In this filesystem, there are no "users", "files" or "applications", everything is a vessel. A vessel is an object that can act onto other vessels, possibly carrying vessels, and has its own permissions. A user, is a vessel being acted upon. To create a new vessel:

You are a ghost in a library.

| create a teapot

You are a ghost in a library.
You see a teapot.

Become

A new vessel responds to the basic primitives, and visible vessels might append to that list with actions of their own. The vessel format serves endpoints that responds to actions. For instance, a telephone vessel, might respond to the action call, as in the command "call Alice".
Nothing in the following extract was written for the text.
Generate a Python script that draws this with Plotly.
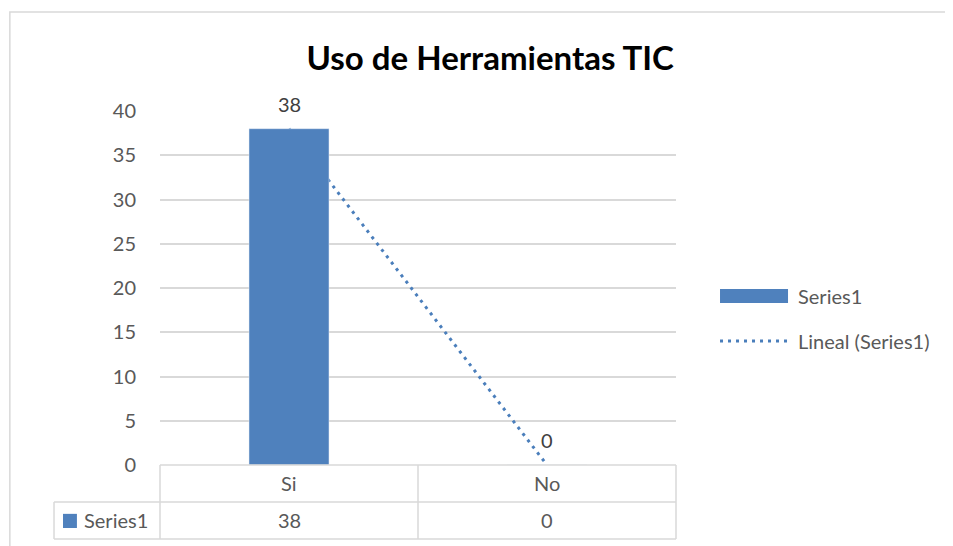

You are a ghost in a library.
You see a teapot.

| become the teapot

You are a teapot in a library.
You see a ghost.

Enter

There is no linear hierarchy tree, instead vessels can be within themselves or each other, or even organized in the shape of a loop. Pockets of space can be hosts to vessels existing around a common purpose, or carried around inside another vessel as you would a tool-belt or an inventory, giving the acting vessel, or user, additional actions appended to the list of primitives. To enter a visible vessel:

You are a ghost in a library.
You see a box.

| enter the box

You are a ghost in a box.

Leave

Leave moves your vessel back to the parent vessel. You may not leave if your vessel is within itself.

You are a ghost in a box.

| leave

You are a ghost in a library.
You see a box.

Take

Take moves a visible vessel into your vessel, you make not take a vessel if your vessel is within itself.

You are a ghost in a library.
You see a haunted house.

| take the haunted house

You are a ghost in a library.
You carry a haunted house.

Drop

Drop moves a vessel out of your vessel and into the parent vessel, you make not drop a vessel if your vessel is within itself.

You are a ghost in a library.
You carry a haunted house.

| drop the house

You are a ghost in a library.
You see a haunted house.

Move

Move a visible vessel into another visible vessel.

You are a ghost in a library.
You see a bottle and a moth.

| move the moth into the bottle

You are a ghost in a library.
You see a bottle.

Look

Passive action that displays the visible vessels.

look
You see:
	> teapot
	> house
	> moth
	> sphere
> |

Transform

Change your vessel's name.

You are a ghost in a library.

| transform into a cat

You are a cat in a library.

Note

Assign a description to the parent vessel.

note The inside of the teapot is stormy.
> |

Warp*

Warp to a distant vessel with a specific name.

warp to the library
> |

Program

Assign an automation to the parent vessel.

create a coffee
> |

Use

Use the automation of a visible vessel.

use the coffee machine
> |

Further

One of the goals of this operating system is to be fully operable by voice, think screenless computing. The navigation is designed to be used via simple text commands, there would be nothing quite like windows. Vessels could display passive content when in sight, allowing to create a form of procedural user interface, but the system itself does not have a concept of windows, like you would in a typical graphical operating system with a wm.

While the navigation of the system can be done by voice alone, the terminal, when presented on a screen, begins with a prompt, to which can be appended a history of responses, or even a display area for graphics when a vessel is serving a game or a movie.

A Network of Parade systems would be traversible(read-only) by an acting vessel. The Parade's typical behaviours for moving about will persist onto the remote systems so, a vessel can move, enter, use remote vessels and suggest changes to the host world as commits — All the while, respecting the host's vessel permissions. For instance, a vessel might make itself usable by a visiting vessel, but will not let itself be moved or altered.